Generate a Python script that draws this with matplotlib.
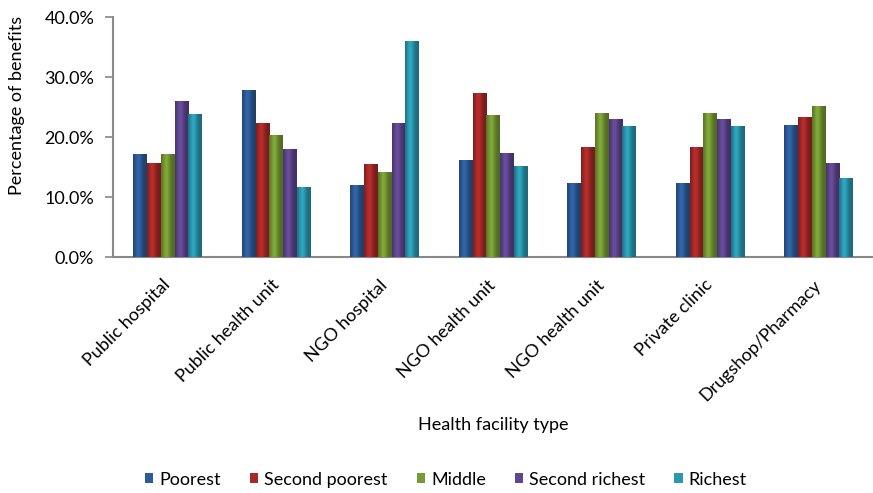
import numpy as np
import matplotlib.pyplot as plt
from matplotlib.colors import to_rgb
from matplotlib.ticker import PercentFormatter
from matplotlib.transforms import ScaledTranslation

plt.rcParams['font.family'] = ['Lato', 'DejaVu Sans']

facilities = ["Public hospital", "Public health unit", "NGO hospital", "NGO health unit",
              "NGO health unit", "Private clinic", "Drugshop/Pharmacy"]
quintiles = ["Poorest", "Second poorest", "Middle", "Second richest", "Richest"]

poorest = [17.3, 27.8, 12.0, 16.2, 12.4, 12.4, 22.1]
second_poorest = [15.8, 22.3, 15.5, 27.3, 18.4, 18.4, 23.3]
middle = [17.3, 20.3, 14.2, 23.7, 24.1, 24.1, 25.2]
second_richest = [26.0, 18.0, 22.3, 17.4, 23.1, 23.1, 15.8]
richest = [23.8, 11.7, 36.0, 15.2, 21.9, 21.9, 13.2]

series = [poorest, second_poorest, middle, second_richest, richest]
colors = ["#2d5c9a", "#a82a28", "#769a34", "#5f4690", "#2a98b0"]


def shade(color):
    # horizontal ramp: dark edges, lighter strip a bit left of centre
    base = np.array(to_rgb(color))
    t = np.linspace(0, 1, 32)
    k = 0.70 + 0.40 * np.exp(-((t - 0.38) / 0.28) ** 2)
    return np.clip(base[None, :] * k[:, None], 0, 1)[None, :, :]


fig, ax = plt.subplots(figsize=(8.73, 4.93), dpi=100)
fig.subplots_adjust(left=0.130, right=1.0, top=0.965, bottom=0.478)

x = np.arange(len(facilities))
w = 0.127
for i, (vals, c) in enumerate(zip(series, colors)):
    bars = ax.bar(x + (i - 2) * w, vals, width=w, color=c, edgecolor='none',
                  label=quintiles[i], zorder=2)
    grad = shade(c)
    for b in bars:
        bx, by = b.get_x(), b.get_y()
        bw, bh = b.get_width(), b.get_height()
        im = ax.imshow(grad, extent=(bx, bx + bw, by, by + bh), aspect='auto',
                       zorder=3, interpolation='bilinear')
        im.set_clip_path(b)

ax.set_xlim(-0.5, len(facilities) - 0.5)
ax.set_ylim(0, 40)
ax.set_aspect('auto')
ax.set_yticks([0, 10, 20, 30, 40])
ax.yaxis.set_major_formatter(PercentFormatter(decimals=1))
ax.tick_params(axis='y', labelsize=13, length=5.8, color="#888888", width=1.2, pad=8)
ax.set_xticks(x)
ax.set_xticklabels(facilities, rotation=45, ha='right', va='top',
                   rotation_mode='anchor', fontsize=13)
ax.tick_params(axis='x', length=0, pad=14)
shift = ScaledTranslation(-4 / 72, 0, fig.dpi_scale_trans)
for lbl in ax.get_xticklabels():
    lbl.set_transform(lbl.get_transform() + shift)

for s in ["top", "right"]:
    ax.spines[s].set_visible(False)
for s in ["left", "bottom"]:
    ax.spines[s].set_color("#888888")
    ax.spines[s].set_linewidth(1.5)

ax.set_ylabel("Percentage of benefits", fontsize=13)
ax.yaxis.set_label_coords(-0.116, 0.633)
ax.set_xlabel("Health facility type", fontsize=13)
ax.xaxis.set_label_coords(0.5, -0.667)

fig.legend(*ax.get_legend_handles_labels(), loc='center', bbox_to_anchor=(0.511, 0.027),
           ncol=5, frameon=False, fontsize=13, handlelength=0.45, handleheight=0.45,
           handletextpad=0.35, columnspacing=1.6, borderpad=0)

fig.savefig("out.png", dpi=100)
★ ★ ★ ★
• [Problem details] Copy each line above precisely, dropping the pictures.

• [Solution for this task]
Generate a Python script that draws this with matplotlib.
import numpy as np
import matplotlib.pyplot as plt
from matplotlib.colors import to_rgb
from matplotlib.ticker import PercentFormatter
from matplotlib.transforms import ScaledTranslation

plt.rcParams['font.family'] = ['Lato', 'DejaVu Sans']

facilities = ["Public hospital", "Public health unit", "NGO hospital", "NGO health unit",
              "NGO health unit", "Private clinic", "Drugshop/Pharmacy"]
quintiles = ["Poorest", "Second poorest", "Middle", "Second richest", "Richest"]

poorest = [17.3, 27.8, 12.0, 16.2, 12.4, 12.4, 22.1]
second_poorest = [15.8, 22.3, 15.5, 27.3, 18.4, 18.4, 23.3]
middle = [17.3, 20.3, 14.2, 23.7, 24.1, 24.1, 25.2]
second_richest = [26.0, 18.0, 22.3, 17.4, 23.1, 23.1, 15.8]
richest = [23.8, 11.7, 36.0, 15.2, 21.9, 21.9, 13.2]

series = [poorest, second_poorest, middle, second_richest, richest]
colors = ["#2d5c9a", "#a82a28", "#769a34", "#5f4690", "#2a98b0"]


def shade(color):
    # horizontal ramp: dark edges, lighter strip a bit left of centre
    base = np.array(to_rgb(color))
    t = np.linspace(0, 1, 32)
    k = 0.70 + 0.40 * np.exp(-((t - 0.38) / 0.28) ** 2)
    return np.clip(base[None, :] * k[:, None], 0, 1)[None, :, :]


fig, ax = plt.subplots(figsize=(8.73, 4.93), dpi=100)
fig.subplots_adjust(left=0.130, right=1.0, top=0.965, bottom=0.478)

x = np.arange(len(facilities))
w = 0.127
for i, (vals, c) in enumerate(zip(series, colors)):
    bars = ax.bar(x + (i - 2) * w, vals, width=w, color=c, edgecolor='none',
                  label=quintiles[i], zorder=2)
    grad = shade(c)
    for b in bars:
        bx, by = b.get_x(), b.get_y()
        bw, bh = b.get_width(), b.get_height()
        im = ax.imshow(grad, extent=(bx, bx + bw, by, by + bh), aspect='auto',
                       zorder=3, interpolation='bilinear')
        im.set_clip_path(b)

ax.set_xlim(-0.5, len(facilities) - 0.5)
ax.set_ylim(0, 40)
ax.set_aspect('auto')
ax.set_yticks([0, 10, 20, 30, 40])
ax.yaxis.set_major_formatter(PercentFormatter(decimals=1))
ax.tick_params(axis='y', labelsize=13, length=5.8, color="#888888", width=1.2, pad=8)
ax.set_xticks(x)
ax.set_xticklabels(facilities, rotation=45, ha='right', va='top',
                   rotation_mode='anchor', fontsize=13)
ax.tick_params(axis='x', length=0, pad=14)
shift = ScaledTranslation(-4 / 72, 0, fig.dpi_scale_trans)
for lbl in ax.get_xticklabels():
    lbl.set_transform(lbl.get_transform() + shift)

for s in ["top", "right"]:
    ax.spines[s].set_visible(False)
for s in ["left", "bottom"]:
    ax.spines[s].set_color("#888888")
    ax.spines[s].set_linewidth(1.5)

ax.set_ylabel("Percentage of benefits", fontsize=13)
ax.yaxis.set_label_coords(-0.116, 0.633)
ax.set_xlabel("Health facility type", fontsize=13)
ax.xaxis.set_label_coords(0.5, -0.667)

fig.legend(*ax.get_legend_handles_labels(), loc='center', bbox_to_anchor=(0.511, 0.027),
           ncol=5, frameon=False, fontsize=13, handlelength=0.45, handleheight=0.45,
           handletextpad=0.35, columnspacing=1.6, borderpad=0)

fig.savefig("out.png", dpi=100)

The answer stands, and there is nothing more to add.